▸ GIVEN PROBLEM:
Beginning with the first line of the data below, extract each line up to and including the one containing "from matplotlib.lines import Line2D". Copy them exactly and add nothing.

===

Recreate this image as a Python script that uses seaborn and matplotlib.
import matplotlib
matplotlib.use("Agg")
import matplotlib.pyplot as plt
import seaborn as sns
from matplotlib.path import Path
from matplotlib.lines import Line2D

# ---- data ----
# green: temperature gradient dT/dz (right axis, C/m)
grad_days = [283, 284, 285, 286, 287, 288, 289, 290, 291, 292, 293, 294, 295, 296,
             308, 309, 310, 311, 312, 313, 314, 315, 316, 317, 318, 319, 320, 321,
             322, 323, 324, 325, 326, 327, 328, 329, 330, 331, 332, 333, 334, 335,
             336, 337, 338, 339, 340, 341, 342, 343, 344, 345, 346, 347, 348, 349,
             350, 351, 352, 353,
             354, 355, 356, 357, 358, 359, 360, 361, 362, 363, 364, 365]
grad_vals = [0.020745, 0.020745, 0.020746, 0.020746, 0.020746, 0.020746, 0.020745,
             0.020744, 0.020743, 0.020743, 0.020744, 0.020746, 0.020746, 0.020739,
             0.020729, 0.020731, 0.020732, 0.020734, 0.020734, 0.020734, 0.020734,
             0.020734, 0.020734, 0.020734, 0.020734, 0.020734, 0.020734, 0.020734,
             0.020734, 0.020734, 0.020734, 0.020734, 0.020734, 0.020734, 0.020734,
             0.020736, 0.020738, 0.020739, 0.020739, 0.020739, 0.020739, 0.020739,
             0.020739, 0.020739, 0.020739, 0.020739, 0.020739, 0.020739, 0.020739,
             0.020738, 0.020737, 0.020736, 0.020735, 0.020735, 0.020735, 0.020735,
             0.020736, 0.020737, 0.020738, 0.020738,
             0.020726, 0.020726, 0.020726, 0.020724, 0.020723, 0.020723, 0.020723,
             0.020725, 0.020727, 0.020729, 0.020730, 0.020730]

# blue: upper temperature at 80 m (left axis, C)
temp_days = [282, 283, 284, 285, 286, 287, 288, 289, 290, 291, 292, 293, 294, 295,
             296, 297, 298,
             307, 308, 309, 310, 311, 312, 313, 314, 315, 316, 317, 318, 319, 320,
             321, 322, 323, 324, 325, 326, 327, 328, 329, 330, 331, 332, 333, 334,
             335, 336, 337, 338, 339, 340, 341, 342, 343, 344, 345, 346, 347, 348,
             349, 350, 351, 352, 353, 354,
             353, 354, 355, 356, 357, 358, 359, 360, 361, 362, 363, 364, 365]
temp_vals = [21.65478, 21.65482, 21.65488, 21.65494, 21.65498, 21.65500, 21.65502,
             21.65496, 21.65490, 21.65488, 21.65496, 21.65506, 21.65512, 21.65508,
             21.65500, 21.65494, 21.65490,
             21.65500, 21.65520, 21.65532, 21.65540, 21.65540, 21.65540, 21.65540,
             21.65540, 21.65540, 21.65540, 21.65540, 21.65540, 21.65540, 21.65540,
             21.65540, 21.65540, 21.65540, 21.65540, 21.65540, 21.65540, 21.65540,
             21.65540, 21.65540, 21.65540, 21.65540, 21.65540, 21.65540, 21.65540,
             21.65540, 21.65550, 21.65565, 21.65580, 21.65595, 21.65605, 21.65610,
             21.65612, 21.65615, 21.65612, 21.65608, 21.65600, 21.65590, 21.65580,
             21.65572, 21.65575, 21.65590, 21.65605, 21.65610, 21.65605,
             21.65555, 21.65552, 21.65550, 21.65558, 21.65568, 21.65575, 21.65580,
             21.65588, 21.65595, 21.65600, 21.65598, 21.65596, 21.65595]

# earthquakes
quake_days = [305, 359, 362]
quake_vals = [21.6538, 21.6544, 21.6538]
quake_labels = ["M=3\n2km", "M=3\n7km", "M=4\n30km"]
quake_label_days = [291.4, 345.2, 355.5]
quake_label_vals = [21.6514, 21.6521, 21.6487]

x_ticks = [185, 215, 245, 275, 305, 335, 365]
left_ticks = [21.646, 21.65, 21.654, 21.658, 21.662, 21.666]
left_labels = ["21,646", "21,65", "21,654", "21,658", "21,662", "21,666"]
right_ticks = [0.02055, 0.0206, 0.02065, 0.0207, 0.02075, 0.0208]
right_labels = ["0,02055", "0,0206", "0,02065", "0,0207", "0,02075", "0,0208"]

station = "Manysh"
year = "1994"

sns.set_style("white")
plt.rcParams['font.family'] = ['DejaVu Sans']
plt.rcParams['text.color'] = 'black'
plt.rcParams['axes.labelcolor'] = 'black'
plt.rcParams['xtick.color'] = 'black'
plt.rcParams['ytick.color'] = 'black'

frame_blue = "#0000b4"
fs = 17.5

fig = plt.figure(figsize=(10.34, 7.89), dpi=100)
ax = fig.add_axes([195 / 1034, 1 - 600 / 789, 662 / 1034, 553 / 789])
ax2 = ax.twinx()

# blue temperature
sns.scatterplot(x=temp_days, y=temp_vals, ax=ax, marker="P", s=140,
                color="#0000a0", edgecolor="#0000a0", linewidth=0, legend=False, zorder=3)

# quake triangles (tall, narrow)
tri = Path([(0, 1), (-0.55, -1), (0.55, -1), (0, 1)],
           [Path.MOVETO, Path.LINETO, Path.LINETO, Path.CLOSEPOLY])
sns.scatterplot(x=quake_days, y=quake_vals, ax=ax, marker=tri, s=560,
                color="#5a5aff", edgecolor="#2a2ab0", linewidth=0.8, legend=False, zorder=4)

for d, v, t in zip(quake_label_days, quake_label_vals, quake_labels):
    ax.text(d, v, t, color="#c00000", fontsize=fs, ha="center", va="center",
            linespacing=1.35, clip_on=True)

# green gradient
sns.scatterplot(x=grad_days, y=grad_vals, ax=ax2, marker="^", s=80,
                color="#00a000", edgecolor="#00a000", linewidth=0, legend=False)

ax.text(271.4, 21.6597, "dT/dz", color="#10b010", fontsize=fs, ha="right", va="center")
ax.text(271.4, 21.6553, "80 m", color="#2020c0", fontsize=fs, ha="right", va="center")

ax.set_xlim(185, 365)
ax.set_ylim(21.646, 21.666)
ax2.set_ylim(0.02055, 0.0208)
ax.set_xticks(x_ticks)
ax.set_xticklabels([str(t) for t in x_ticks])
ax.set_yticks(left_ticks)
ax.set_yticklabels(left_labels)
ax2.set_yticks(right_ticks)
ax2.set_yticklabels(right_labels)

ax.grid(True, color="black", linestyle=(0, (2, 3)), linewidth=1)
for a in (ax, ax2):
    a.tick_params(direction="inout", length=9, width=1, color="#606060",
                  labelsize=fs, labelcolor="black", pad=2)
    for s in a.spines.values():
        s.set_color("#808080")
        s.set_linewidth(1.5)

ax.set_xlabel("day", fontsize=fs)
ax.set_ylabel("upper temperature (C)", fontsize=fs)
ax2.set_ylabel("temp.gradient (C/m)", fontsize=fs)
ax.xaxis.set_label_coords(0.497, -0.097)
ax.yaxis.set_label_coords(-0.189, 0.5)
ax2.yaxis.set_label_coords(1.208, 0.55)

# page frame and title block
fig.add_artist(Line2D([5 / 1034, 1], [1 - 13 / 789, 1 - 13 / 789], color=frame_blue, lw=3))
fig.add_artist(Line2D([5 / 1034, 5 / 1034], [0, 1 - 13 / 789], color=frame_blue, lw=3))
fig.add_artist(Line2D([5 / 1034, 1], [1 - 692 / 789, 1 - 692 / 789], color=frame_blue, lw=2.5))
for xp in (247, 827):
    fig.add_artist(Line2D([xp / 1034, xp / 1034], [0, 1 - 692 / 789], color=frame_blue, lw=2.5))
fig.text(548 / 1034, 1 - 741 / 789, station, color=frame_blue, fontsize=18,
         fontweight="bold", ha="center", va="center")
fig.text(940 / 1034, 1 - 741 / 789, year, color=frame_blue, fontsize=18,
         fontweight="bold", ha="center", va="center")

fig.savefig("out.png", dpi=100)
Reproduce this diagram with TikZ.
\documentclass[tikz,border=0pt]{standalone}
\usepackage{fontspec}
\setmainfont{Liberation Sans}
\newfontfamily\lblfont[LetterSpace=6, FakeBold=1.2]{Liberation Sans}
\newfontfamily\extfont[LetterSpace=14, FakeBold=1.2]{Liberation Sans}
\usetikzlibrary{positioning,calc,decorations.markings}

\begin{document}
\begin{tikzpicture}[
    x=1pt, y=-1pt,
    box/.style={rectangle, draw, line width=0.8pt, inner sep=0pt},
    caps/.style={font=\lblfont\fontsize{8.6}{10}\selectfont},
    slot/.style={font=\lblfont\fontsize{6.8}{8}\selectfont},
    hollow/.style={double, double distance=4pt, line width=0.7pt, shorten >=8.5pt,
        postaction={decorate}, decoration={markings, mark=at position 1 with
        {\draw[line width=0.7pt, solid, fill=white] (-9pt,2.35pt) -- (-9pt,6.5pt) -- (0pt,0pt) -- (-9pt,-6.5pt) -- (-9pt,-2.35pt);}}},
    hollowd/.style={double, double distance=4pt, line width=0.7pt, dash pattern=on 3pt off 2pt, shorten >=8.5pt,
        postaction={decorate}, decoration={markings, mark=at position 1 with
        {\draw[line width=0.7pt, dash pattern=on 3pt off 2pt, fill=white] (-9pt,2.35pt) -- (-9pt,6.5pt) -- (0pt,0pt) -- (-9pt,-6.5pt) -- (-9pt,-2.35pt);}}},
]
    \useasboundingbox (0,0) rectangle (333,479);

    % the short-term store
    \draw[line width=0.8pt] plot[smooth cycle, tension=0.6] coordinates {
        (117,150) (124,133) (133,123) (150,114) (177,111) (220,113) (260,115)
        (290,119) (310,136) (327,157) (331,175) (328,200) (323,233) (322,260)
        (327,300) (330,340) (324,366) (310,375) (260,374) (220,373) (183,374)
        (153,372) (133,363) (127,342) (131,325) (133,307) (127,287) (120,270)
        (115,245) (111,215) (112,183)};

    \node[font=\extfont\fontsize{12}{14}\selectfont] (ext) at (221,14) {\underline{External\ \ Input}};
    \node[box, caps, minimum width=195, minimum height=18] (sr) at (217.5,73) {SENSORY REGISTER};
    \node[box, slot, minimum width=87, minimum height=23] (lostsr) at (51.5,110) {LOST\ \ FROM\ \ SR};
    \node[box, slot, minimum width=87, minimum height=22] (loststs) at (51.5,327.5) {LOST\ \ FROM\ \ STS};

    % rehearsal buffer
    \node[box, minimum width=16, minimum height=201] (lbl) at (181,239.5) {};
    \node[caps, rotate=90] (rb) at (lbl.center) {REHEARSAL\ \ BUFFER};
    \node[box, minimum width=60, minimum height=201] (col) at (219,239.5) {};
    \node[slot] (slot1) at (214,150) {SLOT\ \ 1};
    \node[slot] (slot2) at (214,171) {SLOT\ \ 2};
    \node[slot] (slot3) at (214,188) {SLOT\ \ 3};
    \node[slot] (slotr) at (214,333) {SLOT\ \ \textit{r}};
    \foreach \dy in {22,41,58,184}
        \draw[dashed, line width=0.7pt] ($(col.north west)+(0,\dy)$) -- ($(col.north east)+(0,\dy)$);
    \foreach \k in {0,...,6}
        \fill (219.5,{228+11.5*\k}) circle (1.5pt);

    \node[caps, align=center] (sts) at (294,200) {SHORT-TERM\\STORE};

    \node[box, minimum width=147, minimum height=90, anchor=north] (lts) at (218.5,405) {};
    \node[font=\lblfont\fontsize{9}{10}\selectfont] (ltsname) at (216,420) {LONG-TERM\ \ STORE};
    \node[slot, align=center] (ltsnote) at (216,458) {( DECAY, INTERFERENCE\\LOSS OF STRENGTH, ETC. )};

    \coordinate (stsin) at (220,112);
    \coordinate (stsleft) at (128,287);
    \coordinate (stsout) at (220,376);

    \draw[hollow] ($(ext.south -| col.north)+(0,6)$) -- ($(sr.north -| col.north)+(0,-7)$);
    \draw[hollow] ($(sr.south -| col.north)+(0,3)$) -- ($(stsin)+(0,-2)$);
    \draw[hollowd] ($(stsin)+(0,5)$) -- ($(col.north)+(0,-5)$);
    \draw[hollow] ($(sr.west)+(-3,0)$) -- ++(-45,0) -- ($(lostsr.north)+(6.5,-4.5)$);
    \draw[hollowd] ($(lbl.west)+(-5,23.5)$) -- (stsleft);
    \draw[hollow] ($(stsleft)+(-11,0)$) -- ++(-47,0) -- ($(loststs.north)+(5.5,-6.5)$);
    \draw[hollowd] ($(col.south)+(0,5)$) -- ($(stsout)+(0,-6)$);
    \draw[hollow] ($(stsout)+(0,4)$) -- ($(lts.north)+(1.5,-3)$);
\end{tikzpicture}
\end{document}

===

▸ RESULT BELOW:
Recreate this image as a Python script that uses seaborn and matplotlib.
import matplotlib
matplotlib.use("Agg")
import matplotlib.pyplot as plt
import seaborn as sns
from matplotlib.path import Path
from matplotlib.lines import Line2D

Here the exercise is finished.